Thu Apr 02 2026 20:00:00 GMT-0400 (Eastern Daylight Time) ·book ·by Ralph Kimball, Margy Ross

The Data Warehouse Toolkit — Ralph Kimball & Margy Ross

Summary

The bible of dimensional modeling, still foundational decades later. Kimball’s framework defines how to structure data for analytical consumption. The highlights capture the timeless design principles. Core mental models:

  1. Two Worlds: Operational vs. Analytical. Operational systems are where you put data in — processing one transaction at a time, optimized for speed, reflecting current state only.
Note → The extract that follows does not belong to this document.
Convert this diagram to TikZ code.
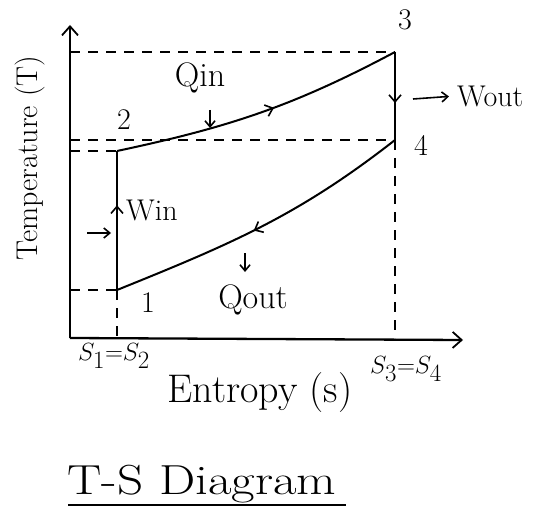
\documentclass[tikz,border=0pt]{standalone}
\usepackage{fontspec}
\usepackage{tikz}
\usetikzlibrary{arrows.meta,decorations.markings}

\begin{document}
\begin{tikzpicture}[x=1pt,y=1pt,
  every node/.style={font=\fontsize{30}{34}\selectfont,inner sep=2pt},
  big/.style={font=\fontsize{40}{44}\selectfont},
  axis/.style={line width=2.3pt,-{Straight Barb[length=9pt,width=16pt,line width=1.8pt]}},
  proc/.style={line width=2pt},
  guide/.style={line width=1.6pt,dash pattern=on 10pt off 8pt},
  tip/.style={-{Straight Barb[length=6pt,width=10pt]},line width=1.6pt},
  midarr/.style={postaction={decorate},decoration={markings,
    mark=at position #1 with {\arrow{Straight Barb[length=7pt,width=12pt,line width=1.6pt]}}}},
  midarrrev/.style={postaction={decorate},decoration={markings,
    mark=at position #1 with {\arrowreversed{Straight Barb[length=7pt,width=12pt,line width=1.6pt]}}}}]
\useasboundingbox (0,0) rectangle (557,-508);
%--- Axes ---
\coordinate (O)    at (70,-338);
\coordinate (ytop) at (70,-25);
\coordinate (xend) at (463,-340);
\draw[axis] (O)--(ytop);
\draw[axis] (O)--(xend);
%--- State points ---
\coordinate (p1) at (117,-290);
\coordinate (p2) at (117,-151);
\coordinate (p3) at (395,-52);
\coordinate (p4) at (395,-140);
\node at (405,-20)  (n3) {3};
\node at (421,-145) (n4) {4};
\node at (124,-120) (n2) {2};
\node at (148,-303) (n1) {1};
%--- Guides ---
\draw[guide] (O|-p3)--(p3);
\draw[guide] (O|-p4)--(p4);
\draw[guide] (O|-p2)--(p2);
\draw[guide] (O|-p1)--(p1);
\draw[guide] (p1)--(p1|-O);
\draw[guide] (p4)--(p4|-O);
%--- Cycle ---
\draw[proc,midarr=0.61]    (p1)--(p2);
\draw[proc,midarr=0.55]    (p2) to[out=12,in=208] (p3);
\draw[proc,midarr=0.58]    (p3)--(p4);
\draw[proc,midarrrev=0.47] (p1) to[out=22,in=218] (p4);
%--- Heat and work ---
\node[font=\fontsize{34}{38}\selectfont] at (200,-78) (Qin) {Qin};
\coordinate (qa) at (210,-110);
\coordinate (qb) at (210,-128);
\draw[tip] (qa)--(qb);
\node[anchor=west] at (455,-96) (Wout) {Wout};
\coordinate (wa) at (413,-99);
\draw[tip,shorten >=6pt] (wa)--(Wout.west);
\node[anchor=west] at (124,-210) (Win) {Win};
\coordinate (wi) at (87,-233);
\coordinate (wj) at (p2|-wi);
\draw[tip,shorten >=6pt] (wi)--(wj);
\node[font=\fontsize{34}{38}\selectfont] at (253,-300) (Qout) {Qout};
\coordinate (qc) at (245,-253);
\coordinate (qd) at (245,-272);
\draw[tip] (qc)--(qd);
%--- Labels ---
\node[font=\fontsize{30}{34}\selectfont,rotate=90] at (30,-158) (Tlab) {Temperature (T)};
\node[big] at (260,-393) (Slab) {Entropy (s)};
\node[font=\fontsize{34}{38}\selectfont] at (114,-356) (s12) {$S_1{=}S_2$};
\node[font=\fontsize{34}{38}\selectfont] at (406,-369) (s34) {$S_3{=}S_4$};
\node[font=\fontsize{42}{46}\selectfont,xscale=1.22] at (202,-484) (ttl) {T-S\ Diagram};
\coordinate (u1) at (68,-505);
\coordinate (u2) at (346,-505);
\draw[line width=2.3pt] (u1)--(u2);
\end{tikzpicture}
\end{document}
Analytical (DW/BI) systems are where you get data out — processing hundreds of thousands of records at once, optimized for queries, demanding historical context. These are fundamentally different systems serving fundamentally different users.

  2. The Seven Requirements of a DW/BI System. (a) Make information easily accessible — intuitive and obvious to business users, not just developers. (b) Present information consistently — same labels mean same things across sources. (c) Adapt to change gracefully. (d) Present information in a timely way. (e) Be a secure bastion. (f) Serve as the authoritative foundation for decision-making. (g) The business community must accept and use it — an elegant unused system is a failure.
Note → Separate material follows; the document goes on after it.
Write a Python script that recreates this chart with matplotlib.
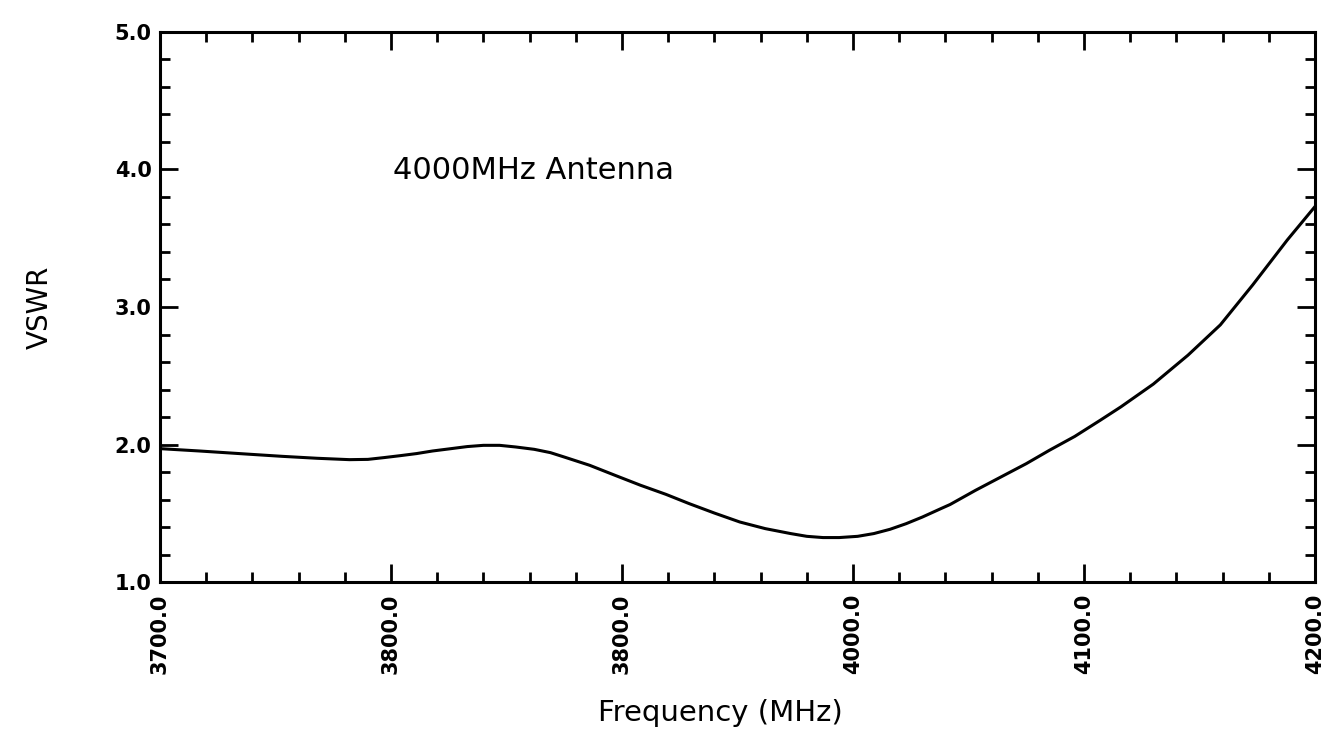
import matplotlib
matplotlib.use("Agg")
import matplotlib.pyplot as plt
from matplotlib.ticker import MultipleLocator

# VSWR
freq = [3700, 3717, 3739, 3753, 3768, 3782, 3790, 3797, 3804, 3811,
        3818, 3826, 3833, 3840, 3847, 3854, 3862, 3869, 3875, 3886,
        3897, 3908, 3919, 3929, 3940, 3951, 3962, 3973, 3980, 3987,
        3994, 4002, 4009, 4016, 4023, 4030, 4038, 4042, 4053, 4064,
        4075, 4085, 4096, 4107, 4116, 4130, 4145, 4159, 4173, 4188,
        4200]
vswr = [1.971, 1.954, 1.930, 1.915, 1.901, 1.891, 1.893, 1.906, 1.920, 1.935,
        1.954, 1.971, 1.986, 1.995, 1.995, 1.983, 1.966, 1.942, 1.910, 1.850,
        1.777, 1.705, 1.639, 1.572, 1.503, 1.438, 1.390, 1.354, 1.334, 1.325,
        1.325, 1.334, 1.354, 1.385, 1.426, 1.474, 1.535, 1.565, 1.668, 1.765,
        1.862, 1.959, 2.060, 2.177, 2.275, 2.440, 2.650, 2.870, 3.160, 3.487,
        3.73]

xticks = [3700, 3800, 3900, 4000, 4100, 4200]
xlabels = ["3700.0", "3800.0", "3800.0", "4000.0", "4100.0", "4200.0"]
yticks = [1.0, 2.0, 3.0, 4.0, 5.0]
ylabels = ["1.0", "2.0", "3.0", "4.0", "5.0"]

fig = plt.figure(figsize=(13.29, 7.40), dpi=100)
ax = fig.add_axes([0.1204, 0.2131, 0.8691, 0.7441])

ax.plot(freq, vswr, color="black", lw=2.2)

ax.set_xlim(3700, 4200)
ax.set_ylim(1.0, 5.0)
ax.set_xticks(xticks)
ax.set_xticklabels(xlabels, rotation=90, fontsize=15, fontweight="bold")
ax.set_yticks(yticks)
ax.set_yticklabels(ylabels, fontsize=15, fontweight="bold")
ax.xaxis.set_minor_locator(MultipleLocator(20))
ax.yaxis.set_minor_locator(MultipleLocator(0.2))

ax.tick_params(which="both", direction="in", top=True, right=True, width=2)
ax.tick_params(which="major", length=13)
ax.tick_params(which="minor", length=7)
ax.tick_params(axis="x", which="major", pad=8)
ax.tick_params(axis="y", which="major", pad=6)
for s in ax.spines.values():
    s.set_linewidth(2.2)

ax.text(3801, 3.99, "4000MHz Antenna", fontsize=22, va="center", ha="left")

fig.text(720 / 1329, 1 - 713 / 740, "Frequency (MHz)", fontsize=21,
         ha="center", va="center")
fig.text(40 / 1329, 1 - 307 / 740, "VSWR", fontsize=20, rotation=90,
         ha="center", va="center")

plt.savefig("out.png", dpi=100)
  3. The Recurring Data Themes. Three decades of the same complaints: “We collect tons of data but can’t access it.” “We spend meetings arguing about whose numbers are right instead of making decisions.” “Just show me what is important.” These are design problems, not technology problems.

  4. Core Dimensional Concepts. Conformed dimensions (shared across fact tables for consistent analysis), slowly changing dimensions (tracking historical changes to attributes), factless fact tables (recording events that have no measurable facts), and the enterprise data warehouse bus matrix (mapping business processes to dimensions). These concepts solve the recurring themes above.